Nach einer kurzen verblüfften Pause antworteten die Abgeordneten mit dröhnendem Beifall. Genau das fordern sie in den derzeit anstehenden Finanzverhandlungen zwischen Rat und Parlament. Doch die Regierungschefs zeigen keine Bereitschaft, die Forderung aufzunehmen. Auch Auszubildende, so Köhler weiter, sollten in den Genuss von Austauschprogrammen kommen. Er erinnerte an Jacques Delors' Vorschlag, jedem Jugendlichen einen Ausbildungsscheck als Gutschein für derartige Auslandsaufenthalte zur Verfügung zu stellen. Den Abgeordneten rief er zu: "Ziehen Sie diesen Scheck!"

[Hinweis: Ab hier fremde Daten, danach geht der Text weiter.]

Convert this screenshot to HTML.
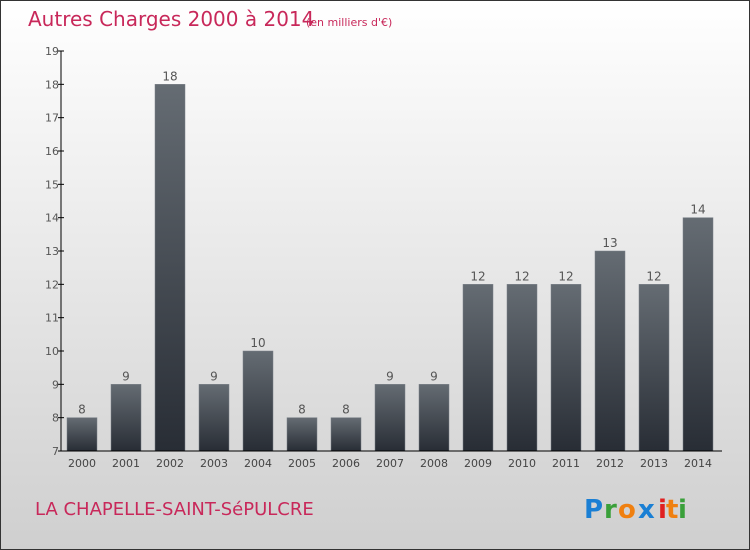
<!DOCTYPE html>
<html><head><meta charset="utf-8"><style>
body{margin:0}
#c{position:relative;width:748px;height:548px;border:1px solid #333;background:linear-gradient(#fff,#cfcfcf);font-family:"DejaVu Sans","Liberation Sans",sans-serif;overflow:hidden}
</style></head><body>
<div id="c">
<svg width="748" height="548" style="position:absolute;left:0;top:0">
<defs><linearGradient id="bg" x1="0" y1="0" x2="0" y2="1"><stop offset="0" stop-color="#656c73"/><stop offset="1" stop-color="#282d35"/></linearGradient></defs>
<text x="27" y="25" font-size="20" fill="#c8285a">Autres Charges 2000 à 2014</text>
<text x="305" y="25" font-size="11" fill="#c8285a">(en milliers d'€)</text>
<text x="34" y="514" font-size="18" fill="#c8285a">LA CHAPELLE-SAINT-SéPULCRE</text>
<g id="plot"></g>
<g font-size="26" font-family="'DejaVu Sans',sans-serif" font-weight="bold">
<text x="583" y="517" fill="#1a7fd4">P</text><text x="603" y="517" fill="#3aa03a">r</text><text x="617" y="517" fill="#f08010">o</text><text x="637" y="517" fill="#1a7fd4">x</text><text x="657" y="517" fill="#e02020">i</text><text x="665" y="517" fill="#f08010">t</text><text x="677" y="517" fill="#3aa03a">i</text>
</g>
</svg>
</div>
<script>
const years=["2000","2001","2002","2003","2004","2005","2006","2007","2008","2009","2010","2011","2012","2013","2014"];
const values=[8,9,18,9,10,8,8,9,9,12,12,12,13,12,14];
const yTicks=[7,8,9,10,11,12,13,14,15,16,17,18,19];
const ns="http://www.w3.org/2000/svg";
const g=document.getElementById('plot');
const y=v=>450-(v-7)*(400/12);
const x=i=>81+i*44;
function mk(t,a){const e=document.createElementNS(ns,t);for(const k in a)e.setAttribute(k,a[k]);g.appendChild(e);return e;}
values.forEach((v,i)=>{
 const r=mk('rect',{x:x(i)-15,y:y(v),width:30,height:450-y(v),fill:'url(#bg)',stroke:'#7a8088','stroke-width':0.5});
 
 
 const t=mk('text',{x:x(i),y:y(v)-4,'font-size':12,'text-anchor':'middle',fill:'#555'});t.textContent=v;
 
 
 const l=mk('text',{x:x(i),y:466,'font-size':11,'text-anchor':'middle',fill:'#444'});l.textContent=years[i];
 
 
});
yTicks.forEach(v=>{
 mk('line',{x1:57,x2:63,y1:y(v),y2:y(v),stroke:'#000'});
 const t=mk('text',{x:58,y:y(v)+4,'font-size':11,'text-anchor':'end',fill:'#555'});t.textContent=v;
 
 
});
const ya=mk('line',{x1:60,x2:60,y1:50,y2:450,stroke:'#000'});


const xa=mk('line',{x1:60,x2:721,y1:450,y2:450,stroke:'#000'});


</script>
</body></html>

Die Parlamentarier reagierten sichtlich irritiert. Ihre Spielräume, eigene Schwerpunkte in der siebenjährigen Finanzplanung zu setzen, sind gering. Ein großer Teil des Budgets ist für Agrarsubventionen und Strukturförderung fest verplant. Beim Dezembergipfel in Brüssel einigten sich die Regierungschefs darauf, bei Forschungs- und Bildungsprogrammen den Rotstift anzusetzen. Mit der turbulenten Stimmung im Straßburger Plenum hatte der deutsche Bundespräsident sichtlich seine Probleme. Als er den Verfassungsvertrag lobte und sagte: "Das sollte nicht leichtfertig aufgegeben werden, auch angesichts der Tatsache, dass 14 Mitgliedsstaaten dem Vertrag bereits zugestimmt haben", höhnten und buhten die flegelhaften Hinterbänkler von der polnischen nationalistischen Partei und von der britischen Unabhängigkeitspartei lautstark. Köhler zuckte sichtlich zusammen und geriet offenbar einen Moment aus der Fassung - solche Gepflogenheiten ist er vom Deutschen Bundestag nicht gewöhnt.

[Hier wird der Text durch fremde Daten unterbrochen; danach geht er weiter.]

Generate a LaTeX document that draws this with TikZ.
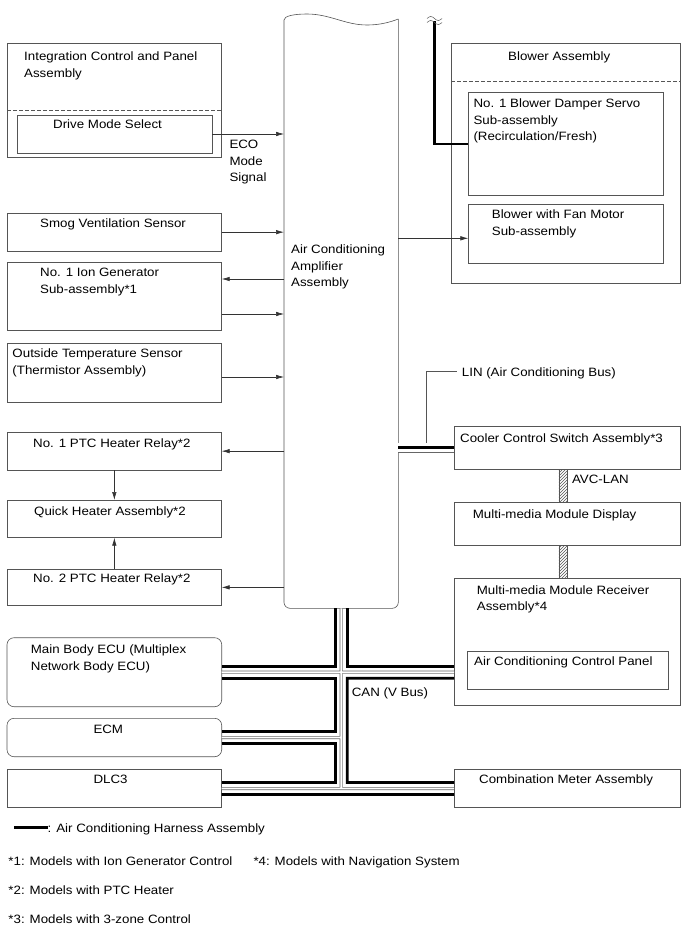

Die große Mehrheit der Abgeordneten allerdings nahm seine Ruck- und Mutrede in der vergangenen Woche wohlwollend auf. Auch wenn sich manche Abgeordnete gefragt haben mögen, ob sie dafür die richtigen Adressaten sind - wenn es nach ihnen ginge, wäre Europa bestens angesehen und die Verfassung längst in Kraft. Sie nickten seufzend, als Köhler daran erinnerte, dass schon vor 30 Jahren der damalige niederländische Außenminister van der Stoel gesagt habe, das Motto "Vollendung, Vertiefung und Erweiterung" sei ersetzt worden durch "Stillstand, Rückschritt und Flucht".